El último libro de Bob

Dylan también es un notable pintor, un enigmático escritor y un mago capaz de explotar su obra como muy pocos

Las pasadas navidades me regalaron el último libro de Bob Dylan, Premio Nobel de Literatura en 2016, que llevaba sin publicar nada impreso en papel desde 2004. Esta vez el truco para seguir atado al bardo de Minnesota es una preciosa edición de una obra que lleva el nada modesto título de Filosofía de la canción moderna. A sus 81 años, el enigmático y desconocido por inabarcable Robert Allen Zimmerman, ha vuelto a jugar con nosotros con el enésimo truco de predisgitación, mintiendo, exagerando, y sin embargo construyendo una fotografía atractiva y adictiva de su mirada acerca de unas cuantas canciones que le permiten opinar sobre lo que le viene en gana.

Dylan es probablemente el más relevante compositor que ha dado la música popular desde los años sesenta.
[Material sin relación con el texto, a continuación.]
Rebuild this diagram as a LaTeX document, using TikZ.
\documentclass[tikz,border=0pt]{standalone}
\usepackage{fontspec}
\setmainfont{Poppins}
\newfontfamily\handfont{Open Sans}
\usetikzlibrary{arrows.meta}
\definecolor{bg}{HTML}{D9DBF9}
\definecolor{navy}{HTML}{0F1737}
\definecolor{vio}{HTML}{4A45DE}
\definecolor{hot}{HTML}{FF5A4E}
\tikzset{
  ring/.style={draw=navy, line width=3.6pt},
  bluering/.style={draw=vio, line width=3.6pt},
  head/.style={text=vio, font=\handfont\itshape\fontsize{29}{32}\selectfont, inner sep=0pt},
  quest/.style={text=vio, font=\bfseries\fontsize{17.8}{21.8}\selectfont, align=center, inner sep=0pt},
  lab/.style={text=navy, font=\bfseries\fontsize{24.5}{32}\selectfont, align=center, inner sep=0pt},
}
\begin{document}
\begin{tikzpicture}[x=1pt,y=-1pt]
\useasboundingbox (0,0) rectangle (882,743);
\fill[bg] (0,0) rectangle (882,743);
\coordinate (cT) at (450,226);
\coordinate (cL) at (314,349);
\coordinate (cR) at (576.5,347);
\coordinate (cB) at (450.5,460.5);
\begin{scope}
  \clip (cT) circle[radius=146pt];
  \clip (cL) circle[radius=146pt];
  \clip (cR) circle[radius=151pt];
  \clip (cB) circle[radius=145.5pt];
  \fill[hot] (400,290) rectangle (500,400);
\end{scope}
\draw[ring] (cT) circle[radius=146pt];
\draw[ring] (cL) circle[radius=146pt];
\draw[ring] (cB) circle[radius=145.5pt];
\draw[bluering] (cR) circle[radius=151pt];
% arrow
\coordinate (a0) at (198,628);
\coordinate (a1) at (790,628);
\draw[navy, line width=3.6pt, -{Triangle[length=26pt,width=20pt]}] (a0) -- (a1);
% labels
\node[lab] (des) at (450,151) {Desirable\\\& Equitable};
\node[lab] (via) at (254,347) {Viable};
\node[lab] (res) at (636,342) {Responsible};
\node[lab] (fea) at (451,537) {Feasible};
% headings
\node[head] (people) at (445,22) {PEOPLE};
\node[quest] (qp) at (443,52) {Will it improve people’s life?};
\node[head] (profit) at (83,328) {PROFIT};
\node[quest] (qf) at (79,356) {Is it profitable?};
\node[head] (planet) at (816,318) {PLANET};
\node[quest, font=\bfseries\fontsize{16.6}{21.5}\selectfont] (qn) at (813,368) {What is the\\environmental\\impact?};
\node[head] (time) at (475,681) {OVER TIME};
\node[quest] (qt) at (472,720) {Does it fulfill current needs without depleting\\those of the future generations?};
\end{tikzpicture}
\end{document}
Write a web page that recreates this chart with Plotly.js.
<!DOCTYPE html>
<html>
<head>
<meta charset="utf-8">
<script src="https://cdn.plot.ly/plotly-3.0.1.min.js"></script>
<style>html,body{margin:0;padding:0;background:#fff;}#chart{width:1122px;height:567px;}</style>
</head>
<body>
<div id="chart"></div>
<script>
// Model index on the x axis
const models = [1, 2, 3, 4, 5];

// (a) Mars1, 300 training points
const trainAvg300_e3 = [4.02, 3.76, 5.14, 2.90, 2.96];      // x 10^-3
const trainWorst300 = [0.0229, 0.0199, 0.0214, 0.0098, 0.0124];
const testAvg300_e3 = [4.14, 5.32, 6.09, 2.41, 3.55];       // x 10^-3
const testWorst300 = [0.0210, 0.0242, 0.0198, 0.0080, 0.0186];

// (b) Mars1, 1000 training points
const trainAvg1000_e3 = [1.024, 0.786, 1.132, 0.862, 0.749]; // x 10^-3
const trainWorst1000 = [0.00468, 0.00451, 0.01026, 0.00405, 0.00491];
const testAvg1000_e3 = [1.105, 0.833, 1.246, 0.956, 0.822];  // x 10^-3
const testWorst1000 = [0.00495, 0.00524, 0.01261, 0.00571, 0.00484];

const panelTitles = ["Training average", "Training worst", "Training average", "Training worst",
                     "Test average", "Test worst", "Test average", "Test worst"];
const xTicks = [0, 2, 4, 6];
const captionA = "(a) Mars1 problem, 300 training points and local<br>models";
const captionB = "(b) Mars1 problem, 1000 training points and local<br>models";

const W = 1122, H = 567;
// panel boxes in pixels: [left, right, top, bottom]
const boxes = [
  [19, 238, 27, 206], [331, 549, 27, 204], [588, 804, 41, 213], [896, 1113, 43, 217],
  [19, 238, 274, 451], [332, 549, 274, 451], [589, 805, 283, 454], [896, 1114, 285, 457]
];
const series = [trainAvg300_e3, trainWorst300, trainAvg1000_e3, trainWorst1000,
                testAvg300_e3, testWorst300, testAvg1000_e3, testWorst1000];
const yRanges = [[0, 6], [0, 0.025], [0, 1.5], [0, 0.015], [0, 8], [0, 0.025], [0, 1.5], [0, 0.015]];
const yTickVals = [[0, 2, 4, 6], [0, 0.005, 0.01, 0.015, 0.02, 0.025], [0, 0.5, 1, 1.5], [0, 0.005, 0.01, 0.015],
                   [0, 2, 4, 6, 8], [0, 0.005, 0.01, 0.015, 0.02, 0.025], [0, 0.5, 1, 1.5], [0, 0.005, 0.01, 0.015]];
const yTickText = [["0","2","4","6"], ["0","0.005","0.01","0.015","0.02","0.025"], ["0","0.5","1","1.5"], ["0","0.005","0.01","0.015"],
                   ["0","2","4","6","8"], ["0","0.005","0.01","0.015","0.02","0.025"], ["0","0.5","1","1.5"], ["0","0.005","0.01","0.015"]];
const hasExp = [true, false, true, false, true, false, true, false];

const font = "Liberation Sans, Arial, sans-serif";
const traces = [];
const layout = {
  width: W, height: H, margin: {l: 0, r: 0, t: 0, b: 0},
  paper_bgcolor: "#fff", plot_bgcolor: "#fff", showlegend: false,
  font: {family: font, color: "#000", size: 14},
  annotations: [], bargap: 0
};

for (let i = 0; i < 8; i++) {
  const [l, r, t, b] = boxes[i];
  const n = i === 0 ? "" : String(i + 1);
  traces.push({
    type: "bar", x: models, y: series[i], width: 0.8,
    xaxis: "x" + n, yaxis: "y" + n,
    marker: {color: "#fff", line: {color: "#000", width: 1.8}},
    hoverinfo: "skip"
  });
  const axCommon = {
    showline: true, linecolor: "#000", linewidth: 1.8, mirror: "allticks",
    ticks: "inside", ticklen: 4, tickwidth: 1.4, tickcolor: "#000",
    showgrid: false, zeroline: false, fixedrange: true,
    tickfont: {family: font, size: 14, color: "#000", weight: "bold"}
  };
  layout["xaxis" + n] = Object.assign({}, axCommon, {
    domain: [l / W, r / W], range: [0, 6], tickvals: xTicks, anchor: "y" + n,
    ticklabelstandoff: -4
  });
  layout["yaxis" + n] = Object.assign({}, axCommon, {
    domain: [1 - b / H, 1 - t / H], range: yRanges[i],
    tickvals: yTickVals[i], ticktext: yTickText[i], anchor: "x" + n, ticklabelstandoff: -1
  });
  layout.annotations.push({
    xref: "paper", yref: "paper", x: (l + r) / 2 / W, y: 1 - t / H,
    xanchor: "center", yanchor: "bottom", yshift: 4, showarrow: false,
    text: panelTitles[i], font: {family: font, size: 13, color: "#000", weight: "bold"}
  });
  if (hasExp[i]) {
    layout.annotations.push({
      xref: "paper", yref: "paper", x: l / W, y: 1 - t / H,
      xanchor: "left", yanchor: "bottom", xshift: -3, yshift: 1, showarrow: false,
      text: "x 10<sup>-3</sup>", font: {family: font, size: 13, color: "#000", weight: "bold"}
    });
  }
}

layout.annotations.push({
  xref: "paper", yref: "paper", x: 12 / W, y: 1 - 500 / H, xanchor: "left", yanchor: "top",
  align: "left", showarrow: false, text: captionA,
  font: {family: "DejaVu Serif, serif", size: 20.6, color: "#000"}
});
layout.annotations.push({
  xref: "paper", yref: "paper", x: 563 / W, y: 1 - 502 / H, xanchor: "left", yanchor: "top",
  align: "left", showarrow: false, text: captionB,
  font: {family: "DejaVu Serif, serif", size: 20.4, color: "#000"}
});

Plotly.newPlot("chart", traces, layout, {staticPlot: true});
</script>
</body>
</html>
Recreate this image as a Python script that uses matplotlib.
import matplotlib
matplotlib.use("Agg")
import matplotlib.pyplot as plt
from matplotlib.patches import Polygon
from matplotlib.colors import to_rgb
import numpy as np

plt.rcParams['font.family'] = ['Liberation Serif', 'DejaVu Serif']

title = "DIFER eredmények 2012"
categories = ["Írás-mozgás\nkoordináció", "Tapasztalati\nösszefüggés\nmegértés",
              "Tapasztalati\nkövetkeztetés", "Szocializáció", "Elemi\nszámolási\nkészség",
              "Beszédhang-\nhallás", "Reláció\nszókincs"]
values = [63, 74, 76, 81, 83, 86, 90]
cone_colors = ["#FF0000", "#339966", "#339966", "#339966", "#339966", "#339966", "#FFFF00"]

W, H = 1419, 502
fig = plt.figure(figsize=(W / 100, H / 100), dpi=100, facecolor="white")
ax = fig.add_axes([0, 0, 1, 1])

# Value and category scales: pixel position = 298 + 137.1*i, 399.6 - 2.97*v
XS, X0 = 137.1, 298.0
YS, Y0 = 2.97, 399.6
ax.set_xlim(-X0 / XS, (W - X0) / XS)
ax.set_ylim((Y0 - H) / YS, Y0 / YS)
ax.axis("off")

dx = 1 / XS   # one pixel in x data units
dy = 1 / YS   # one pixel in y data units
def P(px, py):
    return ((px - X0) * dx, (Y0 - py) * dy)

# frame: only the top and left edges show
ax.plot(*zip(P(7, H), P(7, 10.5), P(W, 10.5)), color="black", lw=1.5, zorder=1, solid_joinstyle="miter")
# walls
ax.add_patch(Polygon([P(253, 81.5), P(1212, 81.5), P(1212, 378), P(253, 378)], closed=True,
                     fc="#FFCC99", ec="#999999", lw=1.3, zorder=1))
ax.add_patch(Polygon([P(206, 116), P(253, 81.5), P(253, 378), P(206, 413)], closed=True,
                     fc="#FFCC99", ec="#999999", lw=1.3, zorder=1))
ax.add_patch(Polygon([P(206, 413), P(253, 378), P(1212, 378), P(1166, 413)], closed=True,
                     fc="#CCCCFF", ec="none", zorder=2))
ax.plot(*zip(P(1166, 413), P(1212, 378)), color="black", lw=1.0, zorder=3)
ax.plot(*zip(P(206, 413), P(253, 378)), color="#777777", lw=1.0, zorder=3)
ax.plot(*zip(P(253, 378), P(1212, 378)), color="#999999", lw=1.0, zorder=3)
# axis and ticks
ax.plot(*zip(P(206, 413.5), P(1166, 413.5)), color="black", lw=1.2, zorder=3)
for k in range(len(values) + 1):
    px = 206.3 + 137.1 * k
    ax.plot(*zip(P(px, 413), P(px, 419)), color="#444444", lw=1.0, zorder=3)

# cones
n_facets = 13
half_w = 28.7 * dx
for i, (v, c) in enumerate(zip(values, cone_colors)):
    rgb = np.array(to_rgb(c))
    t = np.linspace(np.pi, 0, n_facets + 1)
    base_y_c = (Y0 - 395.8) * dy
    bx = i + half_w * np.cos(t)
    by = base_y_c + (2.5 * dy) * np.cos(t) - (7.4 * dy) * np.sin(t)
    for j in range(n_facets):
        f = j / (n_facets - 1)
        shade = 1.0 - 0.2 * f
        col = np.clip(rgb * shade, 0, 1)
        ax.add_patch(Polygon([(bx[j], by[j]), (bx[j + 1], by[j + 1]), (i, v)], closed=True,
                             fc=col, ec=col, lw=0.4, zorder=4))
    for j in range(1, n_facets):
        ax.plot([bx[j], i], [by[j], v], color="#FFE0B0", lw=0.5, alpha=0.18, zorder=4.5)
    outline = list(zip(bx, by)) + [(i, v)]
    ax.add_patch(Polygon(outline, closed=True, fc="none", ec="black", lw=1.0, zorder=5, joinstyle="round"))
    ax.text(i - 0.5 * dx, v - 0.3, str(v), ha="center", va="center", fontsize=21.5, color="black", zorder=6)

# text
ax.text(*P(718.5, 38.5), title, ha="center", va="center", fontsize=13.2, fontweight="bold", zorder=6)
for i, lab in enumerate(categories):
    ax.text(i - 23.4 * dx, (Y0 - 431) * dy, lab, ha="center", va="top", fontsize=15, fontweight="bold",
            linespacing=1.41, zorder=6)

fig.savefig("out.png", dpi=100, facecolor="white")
También un mediocre intérprete de su obra y un pésimo productor al que se le nota que tras explotar sus ideas en su cerebro y una vez escupidas sus letras con más verborrea que cualquier rapero actual, como las perciban los oyentes le preocupa muy poco. Cualquiera que le haya visto en directo, recordará su desprecio habitual hacia lo que el público desea de él. Pero si usted no opina que estemos hablando de la cumbre musical de nuestro tiempo, seleccione veinte de sus canciones versionadas por otros intérpretes y descubrirá impresionado la calidad de sus textos y la emoción que trasmite su música.

Pero Dylan no sólo es un pilar capital de todo lo que le ha acontecido a la canción contemporánea, también es un notable pintor, un enigmático escritor y un mago capaz de explotar su obra como muy pocos han hecho. El libro, que evidentemente no ha escrito sin ayuda; no desarrolla teoría, ni filosofía alguna y además se centra en canciones de mediados del siglo pasado. No están en su lista los Beatles, los Stones o Neil Young, pero si Elvis Presley o Frank Sinatra que no compusieron ni una sola canción. Algunos de los comentarios que vierte son sencillamente inaceptables, como la defensa de la prostitución o de la poligamia y obedecen a una mentalidad que por suerte ya no se lleva. Pero entre tanta mediocridad, hay fogonazos de su genio que deslumbran y nos recuerdan que estamos en presencia del mejor contador de historias con una guitarra y una armónica a su lado y el más incorruptible testigo de la realidad. Sus palabras ya no son las de un soñador, sino las de alguien atrapado en la fantasía de las cosas tal como fueron antaño. Un viejecito cascarrabias convencido de que lo bueno pasó; que ya nunca creará otra obra maestra, pero que no puede dejar de intentarlo. Le perdonamos. Ha escrito muchas y, además, mejor terminar así que como Vargas Llosa.